> **TASK BRIEF**: Write out, word for word, every line from the first one through the line that holds "import * as echarts from 'echarts';", and nothing else; skip the pictures.

> **AVAILABLE DATA**:
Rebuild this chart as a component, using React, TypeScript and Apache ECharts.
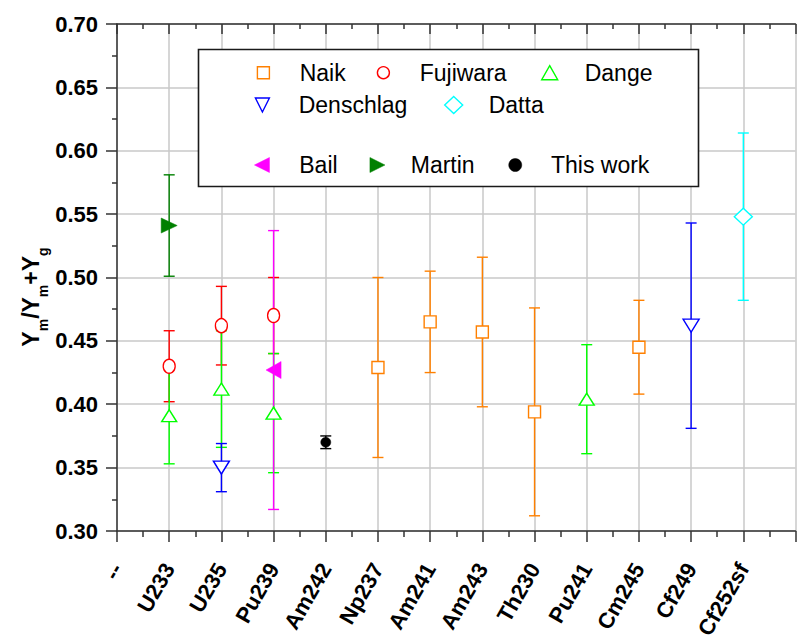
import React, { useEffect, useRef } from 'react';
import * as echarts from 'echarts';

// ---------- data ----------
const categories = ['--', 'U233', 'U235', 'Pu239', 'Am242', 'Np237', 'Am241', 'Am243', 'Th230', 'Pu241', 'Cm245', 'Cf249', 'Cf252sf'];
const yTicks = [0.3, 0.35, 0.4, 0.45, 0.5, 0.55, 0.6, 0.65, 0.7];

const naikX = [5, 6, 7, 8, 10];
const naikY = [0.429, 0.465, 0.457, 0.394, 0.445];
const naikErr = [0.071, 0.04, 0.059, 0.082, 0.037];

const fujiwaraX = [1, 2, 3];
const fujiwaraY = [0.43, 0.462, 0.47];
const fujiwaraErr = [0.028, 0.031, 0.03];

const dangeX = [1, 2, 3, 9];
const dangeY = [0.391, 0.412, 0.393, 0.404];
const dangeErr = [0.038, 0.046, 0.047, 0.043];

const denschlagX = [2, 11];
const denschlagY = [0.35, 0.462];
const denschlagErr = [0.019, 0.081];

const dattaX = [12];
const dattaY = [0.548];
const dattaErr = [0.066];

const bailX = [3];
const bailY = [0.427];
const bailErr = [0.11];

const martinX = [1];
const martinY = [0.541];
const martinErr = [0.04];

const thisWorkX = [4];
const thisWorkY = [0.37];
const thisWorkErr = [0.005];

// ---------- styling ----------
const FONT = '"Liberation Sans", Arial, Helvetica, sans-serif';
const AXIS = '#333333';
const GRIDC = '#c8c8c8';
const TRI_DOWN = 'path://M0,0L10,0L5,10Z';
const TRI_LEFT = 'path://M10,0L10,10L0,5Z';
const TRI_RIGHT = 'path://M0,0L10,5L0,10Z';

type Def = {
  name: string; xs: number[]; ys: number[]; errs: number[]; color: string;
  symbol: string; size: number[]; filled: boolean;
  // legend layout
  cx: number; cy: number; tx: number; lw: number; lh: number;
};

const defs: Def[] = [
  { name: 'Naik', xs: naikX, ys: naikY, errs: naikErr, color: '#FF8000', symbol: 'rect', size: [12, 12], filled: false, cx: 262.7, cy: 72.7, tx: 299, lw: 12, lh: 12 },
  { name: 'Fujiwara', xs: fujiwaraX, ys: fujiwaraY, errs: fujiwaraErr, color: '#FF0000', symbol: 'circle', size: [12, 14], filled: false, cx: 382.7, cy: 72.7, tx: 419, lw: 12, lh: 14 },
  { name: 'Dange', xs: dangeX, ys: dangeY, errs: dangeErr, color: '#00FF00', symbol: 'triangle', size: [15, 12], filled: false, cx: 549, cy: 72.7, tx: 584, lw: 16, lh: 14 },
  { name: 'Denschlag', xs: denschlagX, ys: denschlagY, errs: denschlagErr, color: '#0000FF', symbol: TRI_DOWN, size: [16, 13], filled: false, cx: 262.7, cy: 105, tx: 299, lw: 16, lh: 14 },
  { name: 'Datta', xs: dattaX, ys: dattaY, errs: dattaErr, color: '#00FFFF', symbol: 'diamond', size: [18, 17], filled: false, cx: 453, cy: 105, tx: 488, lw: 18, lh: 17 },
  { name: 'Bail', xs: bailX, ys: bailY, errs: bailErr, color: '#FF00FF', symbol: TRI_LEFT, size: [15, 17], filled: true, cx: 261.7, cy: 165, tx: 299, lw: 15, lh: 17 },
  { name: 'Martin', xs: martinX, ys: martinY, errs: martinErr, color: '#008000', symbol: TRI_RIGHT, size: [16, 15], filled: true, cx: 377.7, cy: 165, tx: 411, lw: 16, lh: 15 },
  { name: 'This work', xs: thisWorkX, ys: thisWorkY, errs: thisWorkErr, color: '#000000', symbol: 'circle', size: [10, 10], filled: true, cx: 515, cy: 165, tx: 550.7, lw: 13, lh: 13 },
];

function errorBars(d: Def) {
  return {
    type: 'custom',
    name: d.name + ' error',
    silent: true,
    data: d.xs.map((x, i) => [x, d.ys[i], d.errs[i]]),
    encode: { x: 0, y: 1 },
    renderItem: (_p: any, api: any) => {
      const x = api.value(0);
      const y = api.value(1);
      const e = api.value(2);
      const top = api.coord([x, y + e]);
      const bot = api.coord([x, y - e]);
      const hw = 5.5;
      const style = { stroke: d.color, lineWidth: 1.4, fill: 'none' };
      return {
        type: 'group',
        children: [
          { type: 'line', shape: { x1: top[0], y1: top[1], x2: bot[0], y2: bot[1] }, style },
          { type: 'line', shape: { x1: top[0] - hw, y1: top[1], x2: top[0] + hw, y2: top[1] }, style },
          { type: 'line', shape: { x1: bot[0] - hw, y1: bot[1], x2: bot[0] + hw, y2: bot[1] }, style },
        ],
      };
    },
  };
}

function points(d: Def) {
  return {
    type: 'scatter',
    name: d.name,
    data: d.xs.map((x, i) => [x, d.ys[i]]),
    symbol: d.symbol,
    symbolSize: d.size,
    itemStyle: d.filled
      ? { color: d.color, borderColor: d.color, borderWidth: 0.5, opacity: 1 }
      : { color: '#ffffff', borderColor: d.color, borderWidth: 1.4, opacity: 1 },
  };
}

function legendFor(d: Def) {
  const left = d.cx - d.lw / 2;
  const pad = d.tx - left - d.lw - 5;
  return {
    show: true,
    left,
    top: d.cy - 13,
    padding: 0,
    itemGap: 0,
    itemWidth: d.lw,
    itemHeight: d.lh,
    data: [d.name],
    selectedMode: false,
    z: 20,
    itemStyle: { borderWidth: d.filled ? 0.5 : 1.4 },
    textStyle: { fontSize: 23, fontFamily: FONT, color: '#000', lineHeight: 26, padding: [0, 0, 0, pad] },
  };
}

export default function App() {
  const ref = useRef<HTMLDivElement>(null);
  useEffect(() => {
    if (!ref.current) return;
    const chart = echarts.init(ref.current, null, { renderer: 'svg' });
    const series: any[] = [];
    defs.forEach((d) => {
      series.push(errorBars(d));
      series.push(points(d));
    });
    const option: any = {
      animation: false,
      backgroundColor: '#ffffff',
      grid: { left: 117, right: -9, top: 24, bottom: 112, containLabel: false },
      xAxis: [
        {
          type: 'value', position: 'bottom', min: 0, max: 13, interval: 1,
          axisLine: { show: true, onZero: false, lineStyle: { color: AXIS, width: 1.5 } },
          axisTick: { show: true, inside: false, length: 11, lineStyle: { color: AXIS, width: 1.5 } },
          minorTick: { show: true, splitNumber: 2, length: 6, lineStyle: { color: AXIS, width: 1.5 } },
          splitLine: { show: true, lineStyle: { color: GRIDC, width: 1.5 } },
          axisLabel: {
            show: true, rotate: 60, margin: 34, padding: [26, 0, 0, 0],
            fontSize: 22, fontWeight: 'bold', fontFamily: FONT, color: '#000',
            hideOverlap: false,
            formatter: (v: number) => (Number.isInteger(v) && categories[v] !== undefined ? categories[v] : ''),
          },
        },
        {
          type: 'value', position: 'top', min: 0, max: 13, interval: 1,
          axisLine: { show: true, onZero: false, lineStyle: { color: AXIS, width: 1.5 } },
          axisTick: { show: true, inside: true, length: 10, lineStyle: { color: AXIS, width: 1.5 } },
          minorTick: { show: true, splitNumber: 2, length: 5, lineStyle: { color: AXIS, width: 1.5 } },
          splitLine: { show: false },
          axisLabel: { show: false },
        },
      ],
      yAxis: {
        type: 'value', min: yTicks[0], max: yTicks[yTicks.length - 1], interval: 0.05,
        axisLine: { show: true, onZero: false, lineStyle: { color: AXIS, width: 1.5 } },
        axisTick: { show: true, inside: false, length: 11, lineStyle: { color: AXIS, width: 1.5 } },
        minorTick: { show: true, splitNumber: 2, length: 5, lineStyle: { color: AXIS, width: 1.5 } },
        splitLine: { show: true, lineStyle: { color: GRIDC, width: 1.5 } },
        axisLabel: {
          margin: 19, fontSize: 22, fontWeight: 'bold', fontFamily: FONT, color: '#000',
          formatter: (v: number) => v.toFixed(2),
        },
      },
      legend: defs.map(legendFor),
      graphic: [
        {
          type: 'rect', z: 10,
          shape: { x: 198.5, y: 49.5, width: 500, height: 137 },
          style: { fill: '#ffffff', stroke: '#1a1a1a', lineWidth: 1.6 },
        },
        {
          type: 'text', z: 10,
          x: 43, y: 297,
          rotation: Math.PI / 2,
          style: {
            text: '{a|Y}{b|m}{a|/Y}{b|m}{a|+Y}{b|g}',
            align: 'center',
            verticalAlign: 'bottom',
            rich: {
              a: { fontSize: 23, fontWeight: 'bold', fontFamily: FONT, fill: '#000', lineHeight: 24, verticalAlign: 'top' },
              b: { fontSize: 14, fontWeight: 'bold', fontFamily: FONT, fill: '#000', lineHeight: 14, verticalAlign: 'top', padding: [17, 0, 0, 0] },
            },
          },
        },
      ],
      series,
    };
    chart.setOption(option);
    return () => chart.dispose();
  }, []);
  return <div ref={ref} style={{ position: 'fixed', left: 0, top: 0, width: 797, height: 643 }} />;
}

> **THE SOLUTION**:
Rebuild this chart as a component, using React, TypeScript and Apache ECharts.
import React, { useEffect, useRef } from 'react';
import * as echarts from 'echarts';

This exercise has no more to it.